Life Scientific will launch its very own off-patent prothioconazole fungicide, Aurelia, onto the UK market in Spring 2020. Containing 250g/lit prothioconazole, it is a broad spectrum fungicide with erradicant and protectant activity for use in many different crops.
In an emulsifiable concentrate formulation, Aurelia is suitable for use alone or in combination with a wide range of other pesticides to provide effective control of key diseases, and is commercially available through Life Scientific’s distribution partners ProCam and Hutchinsons.
“Life Scientific’s approach is based on the very strong scientific concept to reverse engineer a product from the original to produce a product accepted as the same by the regulatory authority,” said the company’s UK technical manager, Ruth Stanley.
“This means we can offer off-patent products to agronomists and growers earlier than any other off patent company – which is what we’ve done with Aurelia.”

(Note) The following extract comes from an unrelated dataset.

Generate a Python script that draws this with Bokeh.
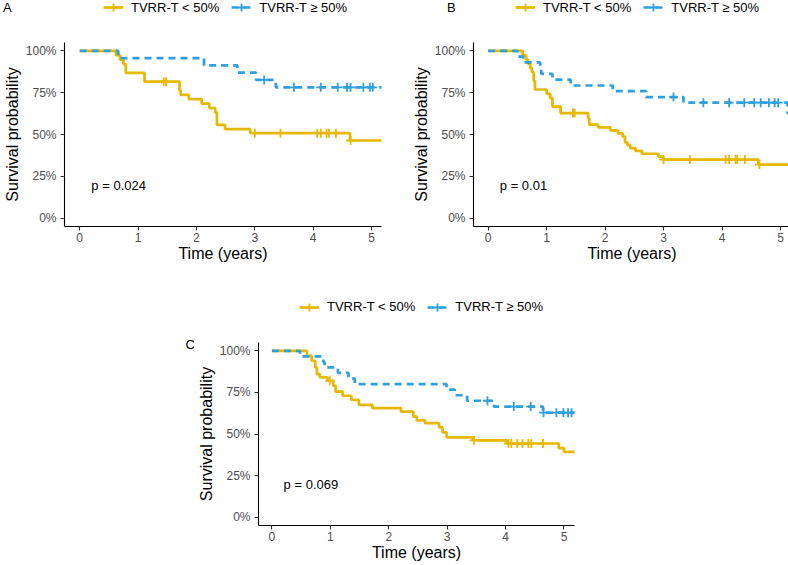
import numpy as np
from bokeh.plotting import figure
from bokeh.layouts import column, row
from bokeh.models import Legend, LegendItem, Label, FixedTicker, Spacer, Range1d
from bokeh.embed import file_html
from bokeh.resources import INLINE

GOLD = "#E7B800"
BLUE = "#2E9FDF"
FONT = "Liberation Sans"

# ---------------- data ----------------
group_labels = ["TVRR-T < 50%", "TVRR-T \u2265 50%"]
panel_letters = ["A", "B", "C"]
p_values = ["p = 0.024", "p = 0.01", "p = 0.069"]
x_ticks = [0, 1, 2, 3, 4, 5]
y_ticks = [0, 25, 50, 75, 100]
y_tick_labels = ["0%", "25%", "50%", "75%", "100%"]
follow_up_end = 5.25

# Panel A
a_low_t = [0, 0.62, 0.69, 0.75, 0.79, 1.11, 1.71, 1.73, 1.87, 2.09, 2.22, 2.32, 2.35, 2.49, 2.92, 4.63]
a_low_s = [100, 97.4, 94.7, 92.1, 86.8, 81.6, 76.3, 73.7, 71.1, 68.4, 65.8, 63.2, 55.8, 53.2, 50.8, 46.4]
a_low_cens = [1.44, 1.48, 3.0, 3.44, 4.07, 4.13, 4.23, 4.27, 4.39, 4.64]
a_high_t = [0, 0.66, 2.13, 2.70, 3.02, 3.36]
a_high_s = [100, 95.7, 91.3, 87.0, 82.6, 78.2]
a_high_cens = [3.16, 3.67, 4.13, 4.42, 4.58, 4.64, 4.86, 4.97, 5.02]

# Panel B
b_low_t = [0, 0.59, 0.65, 0.68, 0.72, 0.75, 0.78, 0.80, 1.00, 1.06, 1.10, 1.24, 1.71, 1.73,
           1.88, 2.09, 2.22, 2.30, 2.34, 2.38, 2.43, 2.52, 2.63, 2.91, 2.99, 4.62]
b_low_s = [100, 97.4, 94.9, 92.3, 89.7, 87.2, 82.0, 76.9, 74.4, 71.8, 66.7, 62.8, 59.5, 55.9,
           54.2, 52.5, 50.7, 48.8, 45.3, 43.7, 41.8, 40.2, 38.5, 36.8, 35.0, 32.0]
b_low_cens = [1.45, 1.48, 3.0, 3.45, 4.06, 4.12, 4.23, 4.26, 4.39, 4.64]
b_high_t = [0, 0.50, 0.60, 0.89, 0.91, 1.10, 1.41, 2.13, 2.70, 3.34, 5.12]
b_high_s = [100, 96.6, 93.1, 89.7, 86.2, 82.8, 79.3, 75.9, 72.4, 69.0, 62.7]
b_high_cens = [3.17, 3.68, 4.12, 4.38, 4.55, 4.66, 4.80, 4.90, 4.96]

# Panel C
c_low_t = [0, 0.60, 0.68, 0.74, 0.77, 0.82, 0.95, 1.05, 1.09, 1.21, 1.36, 1.49, 1.72, 2.21,
           2.42, 2.48, 2.62, 2.86, 2.92, 2.99, 3.44, 4.02, 4.91, 5.00]
c_low_s = [100, 97, 94, 90, 86, 84, 82, 79, 75.5, 73, 70.5, 67.5, 65.5, 63.4,
           60.5, 58.2, 56.5, 54, 51, 48, 46.2, 44.3, 41.5, 39.2]
c_low_cens = [0.99, 3.46, 4.05, 4.10, 4.20, 4.29, 4.39, 4.44, 4.64]
c_high_t = [0, 0.48, 0.88, 0.90, 1.13, 1.31, 1.42, 2.99, 3.13, 3.34, 3.80, 4.64]
c_high_s = [100, 96.7, 93.3, 90.0, 86.7, 83.3, 80.0, 76.7, 73.3, 70.0, 66.5, 62.8]
c_high_cens = [3.69, 4.14, 4.43, 4.65, 4.87, 4.99, 5.07, 5.13]

STYLES = [dict(color=GOLD, dash="solid"), dict(color=BLUE, dash="7 5")]
LINE_W = 2.7


def surv_at(times, surv, t):
    idx = np.searchsorted(np.asarray(times), np.asarray(t), side="right") - 1
    return np.asarray(surv)[idx]


def blank_fig(w, h):
    f = figure(frame_width=w, frame_height=h, min_border=0,
               x_range=Range1d(0, w), y_range=Range1d(0, h),
               x_axis_location=None, y_axis_location=None,
               output_backend="svg", toolbar_location=None, tools="")
    f.outline_line_color = None
    f.grid.visible = False
    f.background_fill_color = "white"
    f.border_fill_color = "white"
    return f


def text_label(x, y, text, size="13px"):
    return Label(x=x, y=y, text=text, text_font=FONT, text_font_size=size,
                 text_color="black", text_baseline="middle", text_align="left")


def legend_box(items, loc, glyph_w, standoff):
    return Legend(items=items, orientation="horizontal", location=loc,
                  margin=0, padding=0, spacing=12, label_standoff=standoff,
                  glyph_width=glyph_w, glyph_height=22, label_height=22,
                  label_text_font=FONT, label_text_font_size="13px",
                  label_text_color="black",
                  border_line_color=None, background_fill_alpha=0)


def header(w, h, legend_xy, series, letter=None, letter_xy=None):
    f = blank_fig(w, h)
    items = []
    for st, lab, (t, s, _c) in zip(STYLES, group_labels, series):
        # key glyphs: anchored on the first curve point, which lies outside this strip
        r1 = f.step(x=t[:1], y=s[:1], mode="after", line_color=st["color"],
                    line_width=LINE_W, line_dash=st["dash"])
        r2 = f.scatter(x=t[:1], y=s[:1], marker="cross", size=9,
                       line_color=st["color"], line_width=1.8)
        items.append(LegendItem(label=lab, renderers=[r1, r2]))
    f.add_layout(legend_box(items, legend_xy, 20, 8))
    if letter is not None:
        blank = f.scatter(x=[], y=[], size=0)
        f.add_layout(legend_box([LegendItem(label=letter, renderers=[blank])],
                                letter_xy, 0, 0))
    return f


def km_panel(pval, low, high, xr, bl, fw, br, bt, fh, bb):
    p = figure(frame_width=fw, frame_height=fh,
               min_border_left=bl, min_border_right=br,
               min_border_top=bt, min_border_bottom=bb,
               x_range=Range1d(*xr), y_range=Range1d(-5, 105),
               output_backend="svg", toolbar_location=None, tools="")
    p.outline_line_color = None
    p.grid.visible = False
    p.background_fill_color = "white"
    p.border_fill_color = "white"

    for (t, s, cens), st in zip([low, high], STYLES):
        p.step(x=list(t) + [follow_up_end], y=list(s) + [s[-1]], mode="after",
               line_color=st["color"], line_width=LINE_W, line_dash=st["dash"])
        cy = surv_at(t, s, cens)
        p.scatter(x=cens, y=cy, marker="cross", size=9,
                  line_color=st["color"], line_width=1.8)

    p.add_layout(text_label(0.2, 19.5, pval))

    for ax in (p.xaxis[0], p.yaxis[0]):
        ax.axis_line_color = "black"
        ax.axis_line_width = 1.1
        ax.major_tick_line_color = "#333333"
        ax.major_tick_line_width = 1.1
        ax.major_tick_out = 4
        ax.major_tick_in = 0
        ax.minor_tick_out = 0
        ax.minor_tick_in = 0
        ax.major_label_text_font = FONT
        ax.major_label_text_font_size = "12px"
        ax.major_label_text_color = "#4D4D4D"
        ax.axis_label_text_font = FONT
        ax.axis_label_text_font_size = "16px"
        ax.axis_label_text_font_style = "normal"
        ax.axis_label_text_color = "black"

    p.xaxis.ticker = FixedTicker(ticks=x_ticks)
    p.xaxis.axis_label = "Time (years)"
    p.xaxis.major_label_standoff = 2
    p.xaxis.axis_label_standoff = 0

    p.yaxis.ticker = FixedTicker(ticks=y_ticks)
    p.yaxis.major_label_overrides = {k: v for k, v in zip(y_ticks, y_tick_labels)}
    p.yaxis.axis_label = "Survival probability"
    p.yaxis.major_label_standoff = 4
    p.yaxis.axis_label_standoff = 2
    return p


A_low, A_high = (a_low_t, a_low_s, a_low_cens), (a_high_t, a_high_s, a_high_cens)
B_low, B_high = (b_low_t, b_low_s, b_low_cens), (b_high_t, b_high_s, b_high_cens)
C_low, C_high = (c_low_t, c_low_s, c_low_cens), (c_high_t, c_high_s, c_high_cens)

# row 1 : panels A and B (header 30 px + plot 240 px)
hA = header(394, 30, (42 + 61, 12), [A_low, A_high], panel_letters[0], (3, 12))
pA = km_panel(p_values[0], A_low, A_high, (-0.26, 5.17), 61, 317, 16, 12, 184, 44)
hB = header(394, 30, (42 + 76, 12), [B_low, B_high], panel_letters[1], (50, 12))
pB = km_panel(p_values[1], B_low, B_high, (-0.25, 5.17), 76, 317, 1, 12, 184, 44)

# row 2 : panel C (letter column 14 px, header 50 px + plot 245 px)
letC = blank_fig(14, 295)
letC.add_layout(text_label(5, 221, panel_letters[2]))
hC = header(396, 50, (42 + 63, 2.5), [C_low, C_high])
pC = km_panel(p_values[2], C_low, C_high, (-0.23, 5.18), 63, 316, 17, 22, 183, 40)

layout = column(
    row(column(hA, pA), column(hB, pB)),
    row(Spacer(width=180, height=295), letC, column(hC, pC)),
    styles={"position": "absolute", "left": "0px", "top": "0px"})

open("out.html", "w").write(file_html(layout, INLINE))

In order to assess the comparability of Aurelia against the reference product Proline, Life Scientific carried out a series of eight separate field trials, across both the UK and France.
“The aim of the trial was to compare the performance of Aurelia against the reference product Proline, in controlling Septoria tritici and Brown rust in wheat,” Mrs Stanley said.
She explained that to encourage the development of disease, no T1 treatments were applied.
“Crops then received a single application of Aurelia or Proline, between the growth stages 39 and 45. We carried out disease assessments on leaves 1 and 2 for three to four weeks after application,” she added. “The results were as we’d hoped; the performance of Aurelia was the same as Proline.”
Prothioconazole remains a key corner stone for valuable disease control, as part of an integrated approach to disease management, according to the principal crop research scientist at ADAS, Jonathan Blake.
Results shared at the 2019 AHDB Agronomists Conference, showed that in trials during the past three years at full label rate in a protective programme, prothioconazole still contributed as much as 35-45 percent of control of S tritici in winter wheat.
Mr Blake also confirmed good results from prothioconazole in controlling Fusarium ear blight; in inoculated trials, prothioconazole reduced levels of DON by as much as 50 per cent. It also provides good control of powdery mildew.
He added to this the importance of the role of prothioconazole in stabilising and protecting new chemistry within programmes this spring, as newer fungicides come on board.
In barley, ADAS trials showed that prothioconazole-based products are very effective for controlling Rhyncosporium and Net Blotch, although higher doses are required for effective Net Blotch control.
There is also good activity to be had both for Mildew and Tan Spot in barley from prothioconazole.
Aurelia is also approved for use in winter OSR, providing moderate control of Light Leaf Spot, Stem canker and Sclerotinia stem rot. In AHDB trials from 2015-2017 prothioconazole also performed consistently well in controlling Sclerotinia.